• SUPPLIED DATA:

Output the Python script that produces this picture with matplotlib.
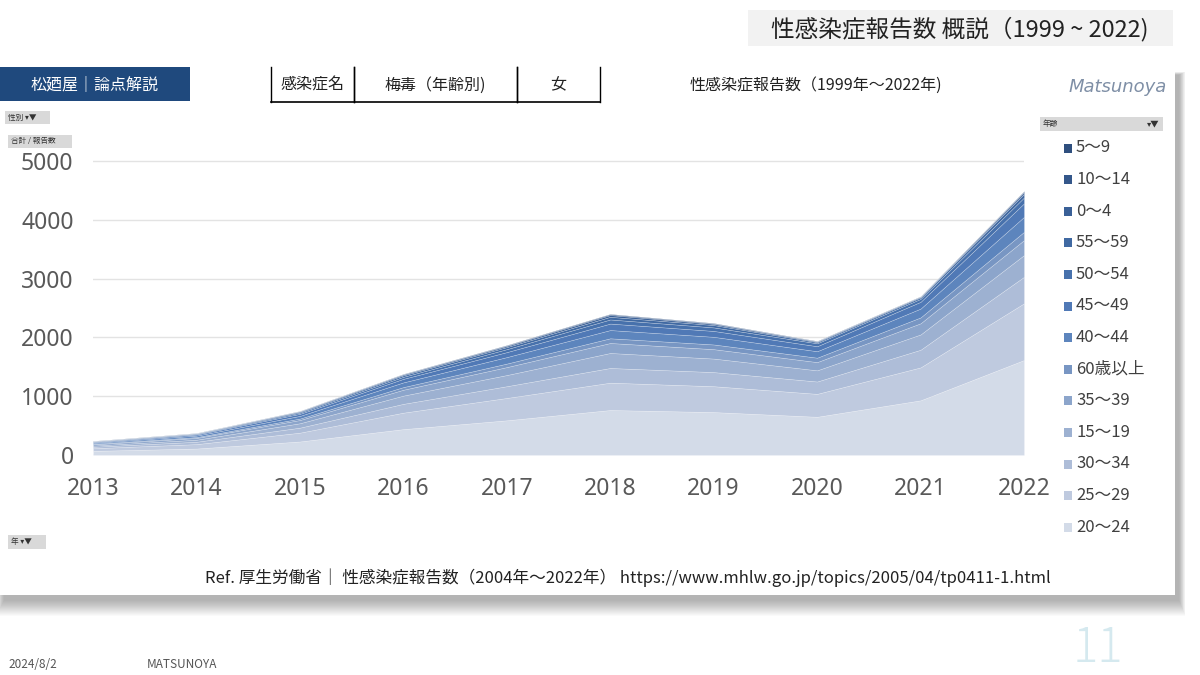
import matplotlib
matplotlib.use("Agg")
import matplotlib.pyplot as plt
from matplotlib.patches import Rectangle

plt.rcParams['font.family'] = ['Noto Sans CJK JP', 'DejaVu Sans']

# ---------------- data ----------------
years = [2013, 2014, 2015, 2016, 2017, 2018, 2019, 2020, 2021, 2022]

# stacked bottom -> top
age_20_24 = [70, 110, 230, 440, 590, 765, 730, 650, 930, 1615]
age_25_29 = [45, 75, 150, 280, 380, 465, 440, 390, 560, 965]
age_30_34 = [25, 40, 85, 150, 200, 250, 240, 210, 300, 450]
age_15_19 = [20, 35, 75, 140, 190, 255, 230, 190, 260, 370]
age_35_39 = [20, 30, 55, 100, 135, 170, 160, 140, 190, 255]
age_60_up = [10, 15, 25, 45, 60, 80, 80, 75, 100, 140]
age_40_44 = [15, 25, 45, 80, 110, 140, 130, 110, 150, 255]
age_45_49 = [12, 18, 35, 60, 85, 110, 100, 85, 115, 230]
age_50_54 = [8, 10, 20, 35, 50, 70, 60, 50, 50, 100]
age_55_59 = [6, 8, 15, 25, 35, 45, 40, 20, 25, 60]
age_0_4 = [5, 6, 10, 15, 20, 30, 20, 12, 12, 30]
age_10_14 = [3, 2, 4, 8, 10, 15, 10, 5, 6, 15]
age_5_9 = [1, 1, 1, 2, 5, 5, 5, 3, 2, 5]

series = [age_20_24, age_25_29, age_30_34, age_15_19, age_35_39, age_60_up,
          age_40_44, age_45_49, age_50_54, age_55_59, age_0_4, age_10_14, age_5_9]
series_labels = ["20～24", "25～29", "30～34", "15～19", "35～39", "60歳以上",
                 "40～44", "45～49", "50～54", "55～59", "0～4", "10～14", "5～9"]
colors = ["#D3DBE8", "#BFCADF", "#AEBDD8", "#9DB1D1", "#8CA5CB", "#7896C3",
          "#5D85BD", "#5079B6", "#4771AC", "#4069A2", "#3A6097", "#34578A", "#2F4F7E"]

yticks = [0, 1000, 2000, 3000, 4000, 5000]

W, H = 1200, 675
fig = plt.figure(figsize=(12, 6.75), dpi=100)
fig.patch.set_facecolor("white")

# background canvas in pixel coords
bg = fig.add_axes([0, 0, 1, 1], zorder=0)
bg.set_xlim(0, W)
bg.set_ylim(H, 0)
bg.axis("off")

# soft shadow of main panel
for i in range(16):
    grow = 16 - i
    bg.add_patch(Rectangle((4 - grow * 0.5, 75 - grow * 0.2), 1175 + grow * 0.9, 525 + grow * 1.2,
                           facecolor="#000000", alpha=0.02, edgecolor="none", zorder=1))
bg.add_patch(Rectangle((0, 67), 1175, 528, facecolor="white", edgecolor="none", zorder=2))

# title box top-right
bg.add_patch(Rectangle((748, 10), 425, 36, facecolor="#F2F2F2", edgecolor="none", zorder=2))
bg.text(960, 29, "性感染症報告数 概説（1999 ~ 2022)", fontsize=17, color="#222222",
        ha="center", va="center", zorder=3)

# header dark box
bg.add_patch(Rectangle((0, 67), 190, 34, facecolor="#1F497D", edgecolor="none", zorder=3))
bg.text(95, 85, "松廼屋｜論点解説", fontsize=11.5, color="white", ha="center", va="center", zorder=4)

# header table
cells = [(271, 354, "感染症名"), (354, 517, "梅毒（年齢別)"), (517, 600, "女")]
for x0, x1, t in cells:
    bg.plot([x0, x0], [67, 102], color="black", lw=1, zorder=4)
    bg.plot([x1, x1], [67, 102], color="black", lw=1, zorder=4)
    bg.text((x0 + x1) / 2, 85, t, fontsize=11.5, color="#222222", ha="center", va="center", zorder=4)
bg.plot([271, 600], [102, 102], color="black", lw=1.2, zorder=4)

bg.text(816, 85, "性感染症報告数（1999年～2022年)", fontsize=11.5, color="#222222",
        ha="center", va="center", zorder=4)
bg.text(1118, 87, "Matsunoya", fontsize=13, color="#7F8FA6", ha="center", va="center",
        style="italic", family=["DejaVu Sans"], fontweight="light", zorder=4)

# small filter buttons
def button(x, y, w, h, text, fs=5.5):
    bg.add_patch(Rectangle((x, y), w, h, facecolor="#D9D9D9", edgecolor="none", zorder=4))
    bg.text(x + 3, y + h / 2, text, fontsize=fs, color="#333333", ha="left", va="center", zorder=5)

button(5, 111, 45, 13, "性別 ▾▼")
button(8, 135, 64, 13, "合計 / 報告数")
button(1040, 117, 123, 14, "年齢")
bg.text(1160, 124, "▾▼", fontsize=6, color="#333333", ha="right", va="center", zorder=5)
button(8, 535, 38, 14, "年 ▾▼")

# legend (top -> bottom is reverse of stacking)
leg_y0, leg_dy = 148, 31.6
for i, (lab, col) in enumerate(zip(series_labels[::-1], colors[::-1])):
    y = leg_y0 + i * leg_dy
    bg.add_patch(Rectangle((1064, y - 4.5), 8, 9, facecolor=col, edgecolor="none", zorder=4))
    bg.text(1076, y, lab, fontsize=12, color="#404040", ha="left", va="center", zorder=4)

# footer
bg.text(628, 578, "Ref. 厚生労働省｜ 性感染症報告数（2004年～2022年） https://www.mhlw.go.jp/topics/2005/04/tp0411-1.html",
        fontsize=12, color="#222222", ha="center", va="center", zorder=4)
bg.text(8, 664, "2024/8/2", fontsize=8.5, color="#555555", ha="left", va="center", zorder=4)
bg.text(147, 664, "MATSUNOYA", fontsize=8.5, color="#555555", ha="left", va="center", zorder=4)
bg.text(1098, 648, "11", fontsize=34, color="#D5E9EF", ha="center", va="center",
        fontweight="light", zorder=4)

# ---------------- main chart ----------------
ymax = 5050
px_per_unit = (455 - 161) / 5000
ax_left, ax_right = 93, 1024
ax_bottom = 455
ax_top = ax_bottom - ymax * px_per_unit
ax = fig.add_axes([ax_left / W, 1 - ax_bottom / H, (ax_right - ax_left) / W, (ax_bottom - ax_top) / H],
                  zorder=5)
ax.patch.set_alpha(0)
polys = ax.stackplot(years, *series, colors=colors, labels=series_labels)
for p in polys:
    p.set_edgecolor((1, 1, 1, 0.35))
    p.set_linewidth(0.4)
ax.set_xlim(years[0], years[-1])
ax.set_ylim(0, ymax)
ax.set_yticks(yticks)
ax.set_xticks(years)
ax.set_xticklabels([str(y) for y in years])
ax.grid(axis="y", color="#E3E3E3", lw=1)
ax.set_axisbelow(True)
for s in ax.spines.values():
    s.set_visible(False)
ax.tick_params(length=0, labelsize=16.5, labelcolor="#595959")
ax.tick_params(axis="x", pad=16)
ax.tick_params(axis="y", pad=14)
for lab in ax.get_xticklabels() + ax.get_yticklabels():
    lab.set_family(["Noto Sans", "DejaVu Sans"])

fig.savefig("out.png", dpi=100)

• THE REQUEST: With the pictures left out, restate word for word every line of the data above, from the first down to the line that contains "plt.rcParams['font.family'] = ['Noto".

• OUTPUT OF THE EXERCISE:
Output the Python script that produces this picture with matplotlib.
import matplotlib
matplotlib.use("Agg")
import matplotlib.pyplot as plt
from matplotlib.patches import Rectangle

plt.rcParams['font.family'] = ['Noto Sans CJK JP', 'DejaVu Sans']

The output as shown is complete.